Benar. Bukannya dia yang kukuatkan, malah aku yang diberi penguatan. Tapi itulah istimewa suami pilihan ayahku. Tak seoranpun tahu hari dimana nyawanya akan diambil Sang Pencipta. Seberapa hebat dirimu, seberapa kuat tulang-tulangmu, seberapa besar otot-ototmu, kau pada akhirnya akan kembali menjadi debu. Aku tidak bercanda. Kau akan tahu waktu kau mati nanti.
“Jangan pernah menyesali ini. Aku mencintaimu. Cinta itu telah tumbuh seiring aku melihat dirimu. Meskipun aku tak ada lagi, cinta tak pernah mati”
“Apakah kau akan pergi? Sungguh?”
“Cinta itu kian tumbuh dan kian bersemi saat kita memiliki tiga pahlawan”
“Kenapa kau bicara seperti itu?”
“Bukan hanya karena itu, tapi kaulah segalanya bagiku. Aku telah melihatnya hampir sepuluh tahun ini, kau telah menguatkan tulang-tulangku”.
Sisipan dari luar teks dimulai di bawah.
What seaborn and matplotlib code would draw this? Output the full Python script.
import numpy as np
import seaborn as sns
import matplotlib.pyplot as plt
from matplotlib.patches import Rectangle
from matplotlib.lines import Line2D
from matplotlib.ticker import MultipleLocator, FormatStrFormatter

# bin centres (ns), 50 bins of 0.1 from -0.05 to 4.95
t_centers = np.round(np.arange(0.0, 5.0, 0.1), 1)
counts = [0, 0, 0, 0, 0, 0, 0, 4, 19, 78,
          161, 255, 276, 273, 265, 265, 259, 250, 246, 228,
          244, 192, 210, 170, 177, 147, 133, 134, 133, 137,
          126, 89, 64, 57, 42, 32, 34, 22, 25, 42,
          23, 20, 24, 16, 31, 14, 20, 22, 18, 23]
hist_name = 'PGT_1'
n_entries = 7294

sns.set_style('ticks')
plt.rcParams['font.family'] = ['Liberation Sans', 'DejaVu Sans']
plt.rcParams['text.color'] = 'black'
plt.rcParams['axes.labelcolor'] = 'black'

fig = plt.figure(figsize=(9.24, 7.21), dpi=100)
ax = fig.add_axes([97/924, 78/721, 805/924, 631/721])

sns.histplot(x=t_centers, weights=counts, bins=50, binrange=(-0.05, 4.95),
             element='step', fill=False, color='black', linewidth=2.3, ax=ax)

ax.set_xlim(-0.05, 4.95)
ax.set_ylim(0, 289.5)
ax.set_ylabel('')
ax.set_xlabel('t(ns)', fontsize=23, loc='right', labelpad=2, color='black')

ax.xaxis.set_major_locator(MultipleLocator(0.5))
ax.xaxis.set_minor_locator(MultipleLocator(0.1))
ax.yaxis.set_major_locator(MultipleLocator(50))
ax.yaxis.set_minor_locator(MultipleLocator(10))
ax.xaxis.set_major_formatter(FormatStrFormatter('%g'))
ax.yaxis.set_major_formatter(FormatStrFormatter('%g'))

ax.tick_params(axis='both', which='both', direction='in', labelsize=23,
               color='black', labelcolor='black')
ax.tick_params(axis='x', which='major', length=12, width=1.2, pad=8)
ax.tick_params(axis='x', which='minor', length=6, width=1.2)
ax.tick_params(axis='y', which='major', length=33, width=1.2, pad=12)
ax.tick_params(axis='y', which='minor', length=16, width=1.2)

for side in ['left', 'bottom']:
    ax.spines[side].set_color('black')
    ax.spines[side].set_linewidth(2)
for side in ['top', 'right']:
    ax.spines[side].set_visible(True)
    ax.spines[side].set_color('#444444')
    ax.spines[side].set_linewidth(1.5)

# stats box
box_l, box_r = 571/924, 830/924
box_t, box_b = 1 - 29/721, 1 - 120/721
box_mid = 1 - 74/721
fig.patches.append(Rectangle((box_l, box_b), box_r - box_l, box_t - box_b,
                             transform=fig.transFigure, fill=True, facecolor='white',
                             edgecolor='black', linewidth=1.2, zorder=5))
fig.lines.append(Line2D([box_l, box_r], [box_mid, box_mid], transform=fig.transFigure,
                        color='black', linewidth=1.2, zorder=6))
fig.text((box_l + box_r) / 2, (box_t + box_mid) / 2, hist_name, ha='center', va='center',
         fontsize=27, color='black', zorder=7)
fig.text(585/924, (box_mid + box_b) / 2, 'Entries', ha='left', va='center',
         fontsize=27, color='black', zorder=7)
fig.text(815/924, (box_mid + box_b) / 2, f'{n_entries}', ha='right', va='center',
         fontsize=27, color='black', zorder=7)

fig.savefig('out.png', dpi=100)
“Maksudmu apa? Kau tidak akan meninggal ‘kan?” tanyaku penasaran.
“Kau tahu” katanya tanpa menghiraukan pertanyaanku. “Virus ini sudah menggerogotiku sejak aku masih duduk di bangku SMA. Itulah sebabnya pamanku menjodohkan aku dengan engkau. Kau tahu? Ia bilang padaku bahwa engkau bisa menerimaku apa adanya, dan aku telah merasakan selama tahun-tahun pernikahan kita”
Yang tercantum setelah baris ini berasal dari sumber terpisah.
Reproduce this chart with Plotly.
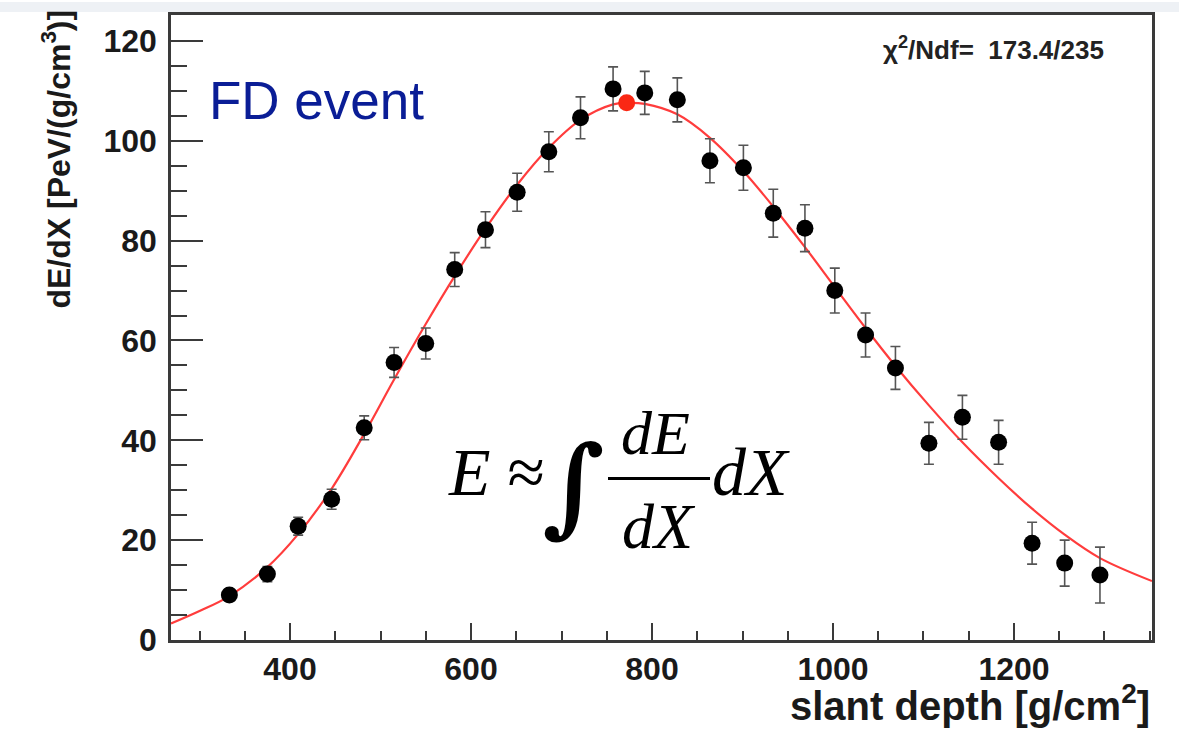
import plotly.graph_objects as go

# Measured longitudinal profile of the shower (slant depth in g/cm^2, dE/dX in PeV/(g/cm^2))
depth = [333, 375, 409, 446, 482, 515, 550, 582, 616, 651, 686, 721, 757, 792,
         828, 864, 901, 934, 969, 1002, 1036, 1069, 1106, 1143, 1183, 1220, 1256, 1295]
dedx = [9.0, 13.2, 22.8, 28.2, 42.5, 55.6, 59.4, 74.2, 82.2, 89.7, 97.8, 104.6, 110.4, 109.6,
        108.2, 96.0, 94.6, 85.5, 82.5, 70.0, 61.1, 54.5, 39.4, 44.6, 39.6, 19.4, 15.4, 13.0]
dedx_err = [1.2, 1.5, 1.8, 2.0, 2.4, 3.0, 3.1, 3.4, 3.6, 3.8, 4.0, 4.2, 4.4, 4.3,
            4.4, 4.4, 4.5, 4.8, 4.7, 4.5, 4.4, 4.3, 4.2, 4.4, 4.4, 4.2, 4.6, 5.6]

# Shower maximum from the fit
xmax_depth = [772]
xmax_dedx = [107.6]

# Fitted profile curve
fit_depth = [268.5, 300, 333, 375, 409, 446, 482, 515, 550, 582, 616, 651, 686, 721, 757, 772,
             792, 828, 864, 901, 934, 969, 1002, 1036, 1069, 1106, 1143, 1183, 1220, 1256, 1295, 1352.5]
fit_dedx = [3.3, 5.8, 8.8, 14.6, 21.2, 30.3, 41.3, 52.2, 63.3, 72.9, 82.4, 91.2, 98.6, 104.2, 107.3, 107.6,
            107.4, 105.3, 100.6, 93.9, 86.8, 78.7, 70.7, 62.5, 54.9, 47.0, 39.6, 32.4, 26.3, 21.1, 16.4, 11.8]

chi2_text = "χ<sup>2</sup>/Ndf=  173.4/235"

W, H = 1179, 744
L, R, T, B = 171, 27, 13, 104
PW, PH = W - L - R, H - T - B


def px(x):
    return (x - L) / PW


def py(y):
    return (H - B - y) / PH


SANS = "Liberation Sans, Arial, Helvetica, sans-serif"
SERIF = "Liberation Serif, Times New Roman, serif"
AXIS = "#3a3a3a"

fig = go.Figure()

fig.add_trace(go.Scatter(
    x=fit_depth, y=fit_dedx, mode="lines",
    line=dict(color="rgb(255,60,60)", width=2.2, shape="spline", smoothing=1.0),
    hoverinfo="skip", showlegend=False,
))

fig.add_trace(go.Scatter(
    x=depth, y=dedx, mode="markers",
    marker=dict(color="black", size=17),
    error_y=dict(type="data", array=dedx_err, visible=True,
                 color="#555555", thickness=1.6, width=5),
    showlegend=False,
))

fig.add_trace(go.Scatter(
    x=xmax_depth, y=xmax_dedx, mode="markers",
    marker=dict(color="rgb(250,40,20)", size=17),
    showlegend=False,
))

fig.update_xaxes(
    range=[268.5, 1352.5], tick0=0, dtick=200,
    ticks="inside", ticklen=17, tickwidth=2, tickcolor=AXIS,
    minor=dict(ticks="inside", dtick=50, ticklen=9, tickwidth=2, tickcolor=AXIS),
    showline=True, linecolor=AXIS, linewidth=2.5, mirror=True,
    showgrid=False, zeroline=False,
    tickfont=dict(family=SANS, size=32, color="#1a1a1a", weight="bold"),
    ticklabelstandoff=-1,
)
fig.update_yaxes(
    range=[0, 125.2], tick0=0, dtick=20,
    ticks="inside", ticklen=32, tickwidth=2, tickcolor=AXIS,
    minor=dict(ticks="inside", dtick=5, ticklen=16, tickwidth=2, tickcolor=AXIS),
    showline=True, linecolor=AXIS, linewidth=2.5, mirror=True,
    showgrid=False, zeroline=False,
    tickfont=dict(family=SANS, size=32, color="#1a1a1a", weight="bold"),
    ticklabelstandoff=5,
)

annotations = [
    # axis titles
    dict(text="slant depth [g/cm<sup>2</sup>]", x=px(1152), y=py(703),
         xanchor="right", yanchor="middle",
         font=dict(family=SANS, size=40, color="#1a1a1a", weight="bold")),
    dict(text="dE/dX [PeV/(g/cm<sup>3</sup>)]", x=px(56), y=py(6), textangle=-90,
         xanchor="center", yanchor="top",
         font=dict(family=SANS, size=32, color="#1a1a1a", weight="bold")),
    # fit quality
    dict(text=chi2_text, x=px(1106), y=py(47), xanchor="right", yanchor="middle",
         font=dict(family=SANS, size=26, color="#222222", weight="bold")),
    # event label
    dict(text="FD event", x=px(207), y=py(99), xanchor="left", yanchor="middle",
         font=dict(family=SANS, size=53, color="#0a1d96")),
    # energy integral
    dict(text="<i>E</i> ≈", x=px(446), y=py(471), xanchor="left", yanchor="middle",
         font=dict(family=SERIF, size=68, color="black")),
    dict(text="∫", x=px(573), y=py(485), xanchor="center", yanchor="middle",
         font=dict(family="DejaVu Serif, serif", size=108, color="black", weight="bold")),
    dict(text="<i>dE</i>", x=px(655), y=py(432), xanchor="center", yanchor="middle",
         font=dict(family=SERIF, size=62, color="black")),
    dict(text="<i>dX</i>", x=px(659), y=py(526), xanchor="center", yanchor="middle",
         font=dict(family=SERIF, size=64, color="black")),
    dict(text="<i>dX</i>", x=px(710), y=py(471), xanchor="left", yanchor="middle",
         font=dict(family=SERIF, size=68, color="black")),
]
for a in annotations:
    a.update(xref="paper", yref="paper", showarrow=False)

shapes = [
    # fraction bar
    dict(type="line", xref="paper", yref="paper",
         x0=px(608), x1=px(710), y0=py(478), y1=py(478),
         line=dict(color="black", width=3)),
    # light header band above the frame
    dict(type="rect", xref="paper", yref="paper",
         x0=px(0), x1=px(W), y0=py(0), y1=py(10),
         fillcolor="#eef1f5", line=dict(width=0), layer="below"),
]

fig.update_layout(
    width=W, height=H,
    margin=dict(l=L, r=R, t=T, b=B, pad=0),
    paper_bgcolor="white", plot_bgcolor="white",
    annotations=annotations, shapes=shapes,
    showlegend=False,
)

fig.write_html("out.html")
Airmataku tak dapat kubendung lagi. Aku terdiam menatap wajahnya yang masih lugu seperti dulu, parasnya yang manis namun tulang-tulangnya telah keropos dimakan oleh virus-virus jahat. Pikiranku tak bisa diajak kompromi. Sementara ia terus melanjutkan ceritanya.
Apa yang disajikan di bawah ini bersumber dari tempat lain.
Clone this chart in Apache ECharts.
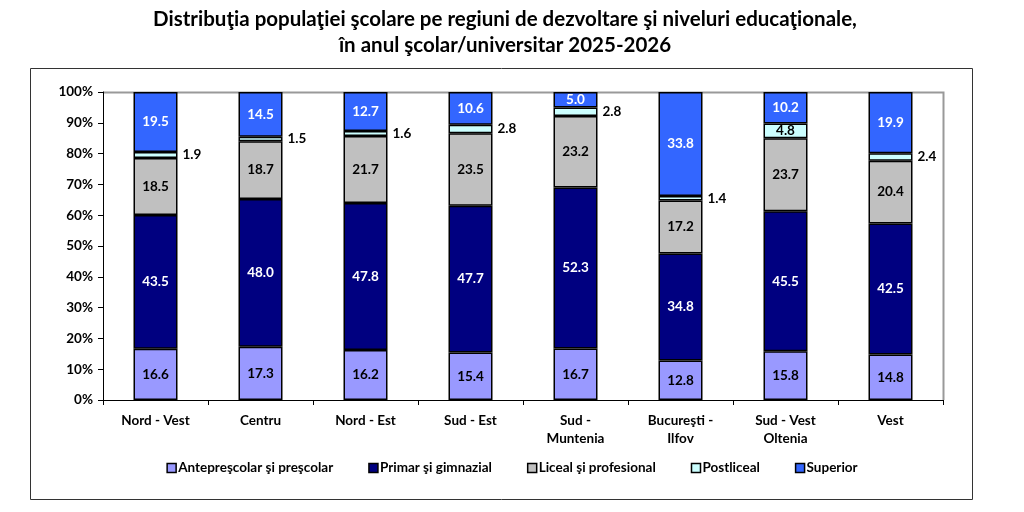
<!DOCTYPE html>
<html>
<head>
<meta charset="utf-8">
<script src="https://cdn.jsdelivr.net/npm/echarts@6/dist/echarts.min.js"></script>
<style>
  html, body { margin: 0; padding: 0; background: #fff; }
  #chart { width: 1024px; height: 512px; }
</style>
</head>
<body>
<div id="chart"></div>
<script>
  // regiuni de dezvoltare
  var regions = ['Nord - Vest', 'Centru', 'Nord - Est', 'Sud - Est', 'Sud -\nMuntenia', 'Bucureşti -\nIlfov', 'Sud - Vest\nOltenia', 'Vest'];
  // niveluri educationale (%)
  var anteprescolar = [16.6, 17.3, 16.2, 15.4, 16.7, 12.8, 15.8, 14.8];
  var primar = [43.5, 48.0, 47.8, 47.7, 52.3, 34.8, 45.5, 42.5];
  var liceal = [18.5, 18.7, 21.7, 23.5, 23.2, 17.2, 23.7, 20.4];
  var postliceal = [1.9, 1.5, 1.6, 2.8, 2.8, 1.4, 4.8, 2.4];
  var superior = [19.5, 14.5, 12.7, 10.6, 5.0, 33.8, 10.2, 19.9];

  var seriesNames = ['Antepreşcolar şi preşcolar', 'Primar şi gimnazial', 'Liceal şi profesional', 'Postliceal', 'Superior'];
  var colors = ['#9999FF', '#000080', '#C0C0C0', '#CCFFFF', '#3366FF'];
  var labelColors = ['#000', '#fff', '#000', '#000', '#fff'];
  var FONT = 'Lato';

  function mkSeries(idx, data) {
    var items = data.map(function (v, i) {
      var d = { value: v };
      // postliceal: eticheta in afara barei, doar unde e loc (Sud-Vest) in interior
      if (idx === 3 && v < 4) {
        d.label = { position: 'right', distance: 5 };
      }
      return d;
    });
    return {
      name: seriesNames[idx],
      type: 'bar',
      stack: 'total',
      barWidth: 44,
      data: items,
      itemStyle: { color: colors[idx], borderColor: '#000', borderWidth: 1.5 },
      label: {
        show: true,
        position: 'inside',
        color: labelColors[idx],
        fontFamily: FONT,
        fontWeight: 'bold',
        fontSize: 13.5,
        formatter: function (p) { return p.value.toFixed(1); }
      },
      emphasis: { disabled: true }
    };
  }

  var chart = echarts.init(document.getElementById('chart'));
  chart.setOption({
    animation: false,
    textStyle: { fontFamily: FONT },
    title: {
      text: 'Distribuţia populaţiei şcolare pe regiuni de dezvoltare şi niveluri educaţionale,\nîn anul şcolar/universitar 2025-2026',
      left: 500,
      textAlign: 'center',
      top: 1,
      textStyle: { fontFamily: FONT, fontWeight: 'bold', fontSize: 20.5, lineHeight: 26, color: '#000' }
    },
    graphic: [{
      type: 'rect',
      shape: { x: 30.5, y: 68.5, width: 942, height: 431 },
      style: { fill: 'none', stroke: '#333', lineWidth: 1 },
      z: -1
    }, {
      type: 'polyline',
      shape: { points: [[103, 92.5], [943.5, 92.5], [943.5, 400]] },
      style: { stroke: '#999', lineWidth: 2, fill: 'none' },
      z: -1
    }],
    legend: {
      top: 456,
      left: 'center',
      itemWidth: 9,
      itemHeight: 9,
      itemGap: 35,
      icon: 'rect',
      itemStyle: { borderColor: '#000', borderWidth: 1.5 },
      textStyle: { fontFamily: FONT, fontWeight: 'bold', fontSize: 13.5, color: '#000', padding: [0, 0, 0, -3] },
      data: seriesNames
    },
    grid: { left: 103, right: 81, top: 92, bottom: 112 },
    xAxis: {
      type: 'category',
      data: regions,
      axisLine: { lineStyle: { color: '#000', width: 1 } },
      axisTick: { show: true, alignWithLabel: false, length: 5, lineStyle: { color: '#000' } },
      axisLabel: { color: '#000', fontFamily: FONT, fontWeight: 'bold', fontSize: 13.5, lineHeight: 18, margin: 12, interval: 0 }
    },
    yAxis: {
      type: 'value',
      min: 0,
      max: 100,
      interval: 10,
      axisLine: { show: true, lineStyle: { color: '#000', width: 1 } },
      axisTick: { show: true, length: 5, lineStyle: { color: '#000' } },
      splitLine: { show: false },
      axisLabel: { color: '#000', fontFamily: FONT, fontWeight: 'bold', fontSize: 13.5, margin: 10, formatter: '{value}%' }
    },
    series: [
      mkSeries(0, anteprescolar),
      mkSeries(1, primar),
      mkSeries(2, liceal),
      mkSeries(3, postliceal),
      mkSeries(4, superior)
    ]
  });
</script>
</body>
</html>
“Andaikan kau tahu itu, kau takkan memilih aku menjadi suamimu. Bagaimana mungkin seorang gadis cantik sepertimu akan bersuamikan pria keropos. Tapi aku telah belajar selama ini, bahwa andaikan kaupun tahu sejak awal, tak ada dalam pikiranmu tentang lemahnya aku”.
“Jandakah sebutanku setelah ayah memilihkan kau untukku? Seharusnya kau menikah dengan ayahku dan aku menikah dengan pamanmu” keluh kesahku tak terbendung.